The United States descended on Afghanistan and its Taliban government in 2001 in the wake of the 9/11 attacks by Al Qaeda, which had sought sanctuary in the country. By November 2001, about 1,300 American soldiers were on the ground, rising to almost 10,000 the next year.

But in 2003, the U.S. waded into another conflict – in Iraq, to overthrow Saddam Hussein. This worked to the advantage of the now-fragmented Taliban and other Islamist groups, which re-organised and launched an insurgency. In 2008, there were 48,000 U.S. troops deployed in this war-torn nation, sanctioned by President Bush and his Pentagon advisors.

By 2010, despite being elected on a promise to end the Iraq and Afghanistan wars, President Barack Obama boosted U.S. presence in Afghanistan to about 100,000 troops.

The purported objective of this decision was strengthening Afghan institutions and crushing the expanding Taliban insurgency. After the 9/11 attack mastermind – Osama bin Laden – was eliminated by US Special Forces in Pakistan’s Abbottabad in 2011, the US and NATO forces lost their raison d’etre for remaining in Afghanistan.

Although the NATO alliance ended its combat mission there by the end of 2014, troops remained on Afghan soil, to conduct anti-terror operations and train Afghan troops to ‘take over’ the country.

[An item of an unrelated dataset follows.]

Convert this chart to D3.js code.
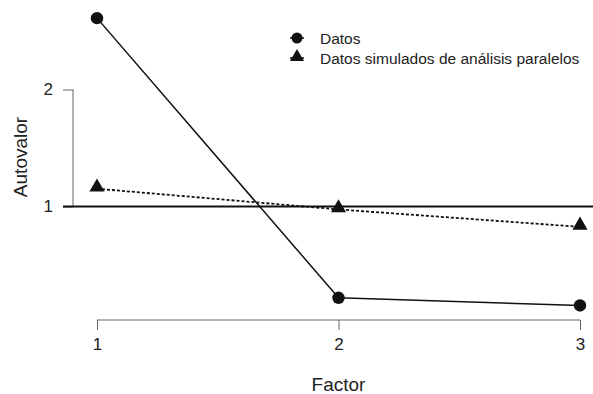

What happened, however, was that in the following years, the Taliban insurgency spread and the Islamic State became active in South Asia.

When Donald Trump took over as U.S. President in 2017, he scrapped the withdrawal plan and committed thousands more troops, even as Taliban attacks against Afghan soldiers multiplied and the U.S. stepped up airstrikes in retaliation.

In 2018, with the war becoming increasingly unpopular in the U.S. and the Taliban insurgency showing no signs of letting up, the Trump administration opened ‘peace’ talks with the Taliban. He offered to withdraw troops if the Taliban promised not to allow Afghanistan to be used as a safe haven for jihadist groups like Al Qaeda.

By 2020, a historic deal had been signed, with the US offering to pull out troops by May 2021, if the Taliban gave security guarantees and held peace talks with the Afghan government. Although these talks began in September 2020, they stalled after the Taliban attacked women, activists and journalists.

With Joe Biden as US President since January 2021, the offer has altered to troop pullout by September 2021, a four-month delay from the original May 2021 deadline. Violence by the Taliban has surged since, with the extremist group taking over rural districts near major Afghan cities and leaving Afghan security forces potentially facing a rout.

Last week, the US forces departed from the Bagram airbase without informing the new Afghan commander. The US shut off the electricity and slipped away in the night but did not notify the base’s new commander, who discovered the Americans’ departure more than two hours after they left, according to Afghan military officials.

It doesn’t get more dishonourable than this, a textbook ignominious exit.

Cui Bono?

Which brings us back to the question – cui bono (to whom is it a benefit, who gains)?

The ‘top-down’ strategy of funding employed by the West has created a corrupt, privileged class of Afghans, much like the Military-Industrial Complex (MIC) in the US. These Afghans are warlords, contracted businessmen and politicians, all of whom made money from keeping the war going. And they are not alone.

In December 2019, The Washington Post made public a “confidential trove of government documents” — interviews with key figures involved in the Afghan War by the Office of the Special Inspector General for Afghanistan Reconstruction (SIGAR). The documents revealed the degree to which senior Pentagon leaders and military commanders understood that the war was failing, yet, year after year, they provided “rosy pronouncements they knew to be false,” while “hiding unmistakable evidence that the war had become unwinnable.”

It seems there will be no reckoning where the U.S.’ endless wars and military establishment is concerned, whoever occupies the post of President — Bush, Obama or Trump, Republican or Democrat. The Pentagon has sunk billions of taxpayer money into endless wars but continues to evade both a comprehensive audit of all its programs and a re-evaluation of its expenditures.

However, this is not news to people who have even an iota of idea about the MIC.

Among the damning reports released by SIGAR was one which said that between $10 million and $43 million had been spent constructing a single gas station, $150 million had gone into luxury private villas for Americans ostensibly supposed to be helping bolster Afghan economy and millions more were wasted on programs to ‘improve’ Afghan industries involved in extracting the country’s natural resources.

In his memorable farewell address in 1961, former US President (and five-star General) Dwight Eisenhower had warned Americans about the “unwarranted influence” of the MIC. Six decades later, this entity continues to thrive, even as the U.S.’ national security interests are made subservient to the profits accrued by defence/military contractors, both in the US and elsewhere (including Afghanistan).

Unending, long drawn-out, nugatory wars — in Vietnam, Korea as well — only highlight the fact that war for war’s sake is profitable for some very powerful entities and their ancillary segments. These include lobbyists, columnists, defence ‘experts’, defence analysts, researchers — a majority of whom are bankrolled by the MIC and its subsidiaries.

For lasting peace to prevail, it is critical to first unmask this set-up, then acknowledge its power and reach, and finally, expose its nefarious influence over war machines and war-mongers, all working towards prolonging conflicts and keeping the MIC in business.